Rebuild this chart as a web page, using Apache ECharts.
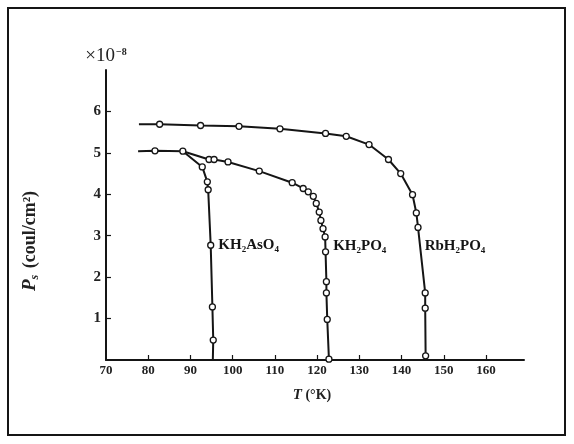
<!DOCTYPE html>
<html lang="en">
<head>
  <meta charset="UTF-8">
  <title>Ps vs T</title>
  <style>
    html,
    body {
      padding: 0;
      margin: 0;
      background: #fff;
    }
  </style>
  <script src="https://cdn.jsdelivr.net/npm/echarts@6.0.0/dist/echarts.min.js"></script>
</head>
<body>
  <div id="demo" style="width:574px;height:444px"></div>
  <script>
    // measured points [T (K), Ps (1e-8 coul/cm2)]
    const rbPoints = [[82.7, 5.69], [92.4, 5.66], [101.5, 5.64], [111.2, 5.58], [122.0, 5.47], [126.9, 5.40], [132.3, 5.20], [136.9, 4.84], [139.8, 4.50], [142.6, 3.99], [143.5, 3.55], [143.9, 3.20], [145.6, 1.62], [145.6, 1.25], [145.7, 0.10]]
    const rbEnds = [[77.8, 5.69], [145.8, 0]]
    const kdpPoints = [[81.6, 5.05], [88.2, 5.04], [94.4, 4.84], [95.6, 4.84], [98.9, 4.78], [106.3, 4.56], [114.1, 4.28], [116.7, 4.14], [117.9, 4.06], [119.1, 3.95], [119.8, 3.78], [120.5, 3.57], [120.9, 3.37], [121.4, 3.17], [121.9, 2.97], [122.0, 2.61], [122.2, 1.89], [122.2, 1.62], [122.4, 0.98], [122.8, 0.02]]
    const kdpEnds = [[77.6, 5.04], [122.8, 0]]
    const kdaPoints = [[92.8, 4.66], [94.0, 4.30], [94.2, 4.11], [94.8, 2.77], [95.2, 1.28], [95.4, 0.48]]
    const kdaEnds = [[88.2, 5.04], [95.3, 0]]

    const seriesNames = ['RbH₂PO₄', 'KH₂PO₄', 'KH₂AsO₄']
    const xTicks = [70, 80, 90, 100, 110, 120, 130, 140, 150, 160]
    const yTicks = [1, 2, 3, 4, 5, 6]

    const serif = 'Liberation Serif'
    const ink = '#151515'

    // which point carries the name label, and how it's nudged
    const labelAt = [
      { idx: 11, offset: [-1, 19] },
      { idx: 15, offset: [0, -6] },
      { idx: 3, offset: [0, 0] }
    ]

    function buildData (points, ends, name, lab) {
      const data = [{ value: ends[0], symbol: 'none' }]
      points.forEach((p, i) => {
        const item = { value: p }
        if (i === lab.idx) {
          item.label = {
            show: true,
            position: 'right',
            distance: 4,
            offset: lab.offset,
            formatter: name,
            fontFamily: serif,
            fontSize: 15,
            fontWeight: 'bold',
            color: ink
          }
        }
        data.push(item)
      })
      data.push({ value: ends[1], symbol: 'none' })
      return data
    }

    const allPoints = [rbPoints, kdpPoints, kdaPoints]
    const allEnds = [rbEnds, kdpEnds, kdaEnds]

    const chart = echarts.init(document.getElementById('demo'))
    const option = {
      animation: false,
      backgroundColor: '#fff',
      grid: { left: 106, right: 50, top: 70, bottom: 84, containLabel: false },
      xAxis: {
        type: 'value',
        min: 70,
        max: 169,
        interval: 10,
        splitLine: { show: false },
        axisLine: { lineStyle: { color: ink, width: 2 } },
        axisTick: { inside: true, length: 5, customValues: xTicks.slice(1), lineStyle: { color: ink, width: 1.2 } },
        axisLabel: { customValues: xTicks, margin: 4, fontFamily: serif, fontSize: 13, fontWeight: 'bold', color: '#222' }
      },
      yAxis: {
        type: 'value',
        min: 0,
        max: 7,
        interval: 1,
        splitLine: { show: false },
        name: '{a|×10}{b|−8}',
        nameLocation: 'end',
        nameGap: 4,
        nameTextStyle: {
          align: 'center',
          rich: {
            a: { fontFamily: serif, fontSize: 19, color: '#222' },
            b: { fontFamily: serif, fontSize: 10, fontWeight: 'bold', color: '#222', padding: [0, 0, 9, 1] }
          }
        },
        axisLine: { lineStyle: { color: ink, width: 2 } },
        axisTick: { inside: true, length: 5, customValues: yTicks, lineStyle: { color: ink, width: 1.2 } },
        axisLabel: { customValues: yTicks, margin: 5, fontFamily: serif, fontSize: 15, fontWeight: 'bold', color: '#222' }
      },
      graphic: [
        {
          type: 'rect',
          shape: { x: 8, y: 8, width: 557, height: 427 },
          style: { fill: 'none', stroke: ink, lineWidth: 2 },
          silent: true
        },
        {
          type: 'text',
          x: 30,
          y: 241,
          rotation: Math.PI / 2,
          style: {
            text: '{p|P}{s|s} (coul/cm²)',
            fontFamily: serif,
            fontSize: 18,
            fontWeight: 'bold',
            fill: '#222',
            align: 'center',
            verticalAlign: 'middle',
            rich: {
              p: { fontFamily: serif, fontSize: 19, fontStyle: 'italic', fontWeight: 'bold', fill: '#222' },
              s: { fontFamily: serif, fontSize: 12, fontStyle: 'italic', fontWeight: 'bold', fill: '#222', padding: [9, 2, 0, 0] }
            }
          }
        },
        {
          type: 'text',
          x: 312,
          y: 395,
          style: {
            text: '{t|T} (°K)',
            fontFamily: serif,
            fontSize: 14,
            fontWeight: 'bold',
            fill: '#222',
            align: 'center',
            verticalAlign: 'middle',
            rich: {
              t: { fontFamily: serif, fontSize: 15, fontStyle: 'italic', fontWeight: 'bold', fill: '#222' }
            }
          }
        }
      ],
      series: seriesNames.map((name, i) => ({
        name: name,
        type: 'line',
        data: buildData(allPoints[i], allEnds[i], name, labelAt[i]),
        showAllSymbol: true,
        symbol: 'circle',
        symbolSize: 6,
        itemStyle: { color: '#fff', borderColor: ink, borderWidth: 1.3 },
        lineStyle: { color: ink, width: 2 },
        emphasis: { disabled: true },
        z: 3 - i
      }))
    }
    chart.setOption(option)
  </script>
</body>
</html>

* **DIRECTIONS**: Repeat the material above word for word, please, apart from its images.

* **COMPLETE OUTPUT**:
Rebuild this chart as a web page, using Apache ECharts.
<!DOCTYPE html>
<html lang="en">
<head>
  <meta charset="UTF-8">
  <title>Ps vs T</title>
  <style>
    html,
    body {
      padding: 0;
      margin: 0;
      background: #fff;
    }
  </style>
  <script src="https://cdn.jsdelivr.net/npm/echarts@6.0.0/dist/echarts.min.js"></script>
</head>
<body>
  <div id="demo" style="width:574px;height:444px"></div>
  <script>
    // measured points [T (K), Ps (1e-8 coul/cm2)]
    const rbPoints = [[82.7, 5.69], [92.4, 5.66], [101.5, 5.64], [111.2, 5.58], [122.0, 5.47], [126.9, 5.40], [132.3, 5.20], [136.9, 4.84], [139.8, 4.50], [142.6, 3.99], [143.5, 3.55], [143.9, 3.20], [145.6, 1.62], [145.6, 1.25], [145.7, 0.10]]
    const rbEnds = [[77.8, 5.69], [145.8, 0]]
    const kdpPoints = [[81.6, 5.05], [88.2, 5.04], [94.4, 4.84], [95.6, 4.84], [98.9, 4.78], [106.3, 4.56], [114.1, 4.28], [116.7, 4.14], [117.9, 4.06], [119.1, 3.95], [119.8, 3.78], [120.5, 3.57], [120.9, 3.37], [121.4, 3.17], [121.9, 2.97], [122.0, 2.61], [122.2, 1.89], [122.2, 1.62], [122.4, 0.98], [122.8, 0.02]]
    const kdpEnds = [[77.6, 5.04], [122.8, 0]]
    const kdaPoints = [[92.8, 4.66], [94.0, 4.30], [94.2, 4.11], [94.8, 2.77], [95.2, 1.28], [95.4, 0.48]]
    const kdaEnds = [[88.2, 5.04], [95.3, 0]]

    const seriesNames = ['RbH₂PO₄', 'KH₂PO₄', 'KH₂AsO₄']
    const xTicks = [70, 80, 90, 100, 110, 120, 130, 140, 150, 160]
    const yTicks = [1, 2, 3, 4, 5, 6]

    const serif = 'Liberation Serif'
    const ink = '#151515'

    // which point carries the name label, and how it's nudged
    const labelAt = [
      { idx: 11, offset: [-1, 19] },
      { idx: 15, offset: [0, -6] },
      { idx: 3, offset: [0, 0] }
    ]

    function buildData (points, ends, name, lab) {
      const data = [{ value: ends[0], symbol: 'none' }]
      points.forEach((p, i) => {
        const item = { value: p }
        if (i === lab.idx) {
          item.label = {
            show: true,
            position: 'right',
            distance: 4,
            offset: lab.offset,
            formatter: name,
            fontFamily: serif,
            fontSize: 15,
            fontWeight: 'bold',
            color: ink
          }
        }
        data.push(item)
      })
      data.push({ value: ends[1], symbol: 'none' })
      return data
    }

    const allPoints = [rbPoints, kdpPoints, kdaPoints]
    const allEnds = [rbEnds, kdpEnds, kdaEnds]

    const chart = echarts.init(document.getElementById('demo'))
    const option = {
      animation: false,
      backgroundColor: '#fff',
      grid: { left: 106, right: 50, top: 70, bottom: 84, containLabel: false },
      xAxis: {
        type: 'value',
        min: 70,
        max: 169,
        interval: 10,
        splitLine: { show: false },
        axisLine: { lineStyle: { color: ink, width: 2 } },
        axisTick: { inside: true, length: 5, customValues: xTicks.slice(1), lineStyle: { color: ink, width: 1.2 } },
        axisLabel: { customValues: xTicks, margin: 4, fontFamily: serif, fontSize: 13, fontWeight: 'bold', color: '#222' }
      },
      yAxis: {
        type: 'value',
        min: 0,
        max: 7,
        interval: 1,
        splitLine: { show: false },
        name: '{a|×10}{b|−8}',
        nameLocation: 'end',
        nameGap: 4,
        nameTextStyle: {
          align: 'center',
          rich: {
            a: { fontFamily: serif, fontSize: 19, color: '#222' },
            b: { fontFamily: serif, fontSize: 10, fontWeight: 'bold', color: '#222', padding: [0, 0, 9, 1] }
          }
        },
        axisLine: { lineStyle: { color: ink, width: 2 } },
        axisTick: { inside: true, length: 5, customValues: yTicks, lineStyle: { color: ink, width: 1.2 } },
        axisLabel: { customValues: yTicks, margin: 5, fontFamily: serif, fontSize: 15, fontWeight: 'bold', color: '#222' }
      },
      graphic: [
        {
          type: 'rect',
          shape: { x: 8, y: 8, width: 557, height: 427 },
          style: { fill: 'none', stroke: ink, lineWidth: 2 },
          silent: true
        },
        {
          type: 'text',
          x: 30,
          y: 241,
          rotation: Math.PI / 2,
          style: {
            text: '{p|P}{s|s} (coul/cm²)',
            fontFamily: serif,
            fontSize: 18,
            fontWeight: 'bold',
            fill: '#222',
            align: 'center',
            verticalAlign: 'middle',
            rich: {
              p: { fontFamily: serif, fontSize: 19, fontStyle: 'italic', fontWeight: 'bold', fill: '#222' },
              s: { fontFamily: serif, fontSize: 12, fontStyle: 'italic', fontWeight: 'bold', fill: '#222', padding: [9, 2, 0, 0] }
            }
          }
        },
        {
          type: 'text',
          x: 312,
          y: 395,
          style: {
            text: '{t|T} (°K)',
            fontFamily: serif,
            fontSize: 14,
            fontWeight: 'bold',
            fill: '#222',
            align: 'center',
            verticalAlign: 'middle',
            rich: {
              t: { fontFamily: serif, fontSize: 15, fontStyle: 'italic', fontWeight: 'bold', fill: '#222' }
            }
          }
        }
      ],
      series: seriesNames.map((name, i) => ({
        name: name,
        type: 'line',
        data: buildData(allPoints[i], allEnds[i], name, labelAt[i]),
        showAllSymbol: true,
        symbol: 'circle',
        symbolSize: 6,
        itemStyle: { color: '#fff', borderColor: ink, borderWidth: 1.3 },
        lineStyle: { color: ink, width: 2 },
        emphasis: { disabled: true },
        z: 3 - i
      }))
    }
    chart.setOption(option)
  </script>
</body>
</html>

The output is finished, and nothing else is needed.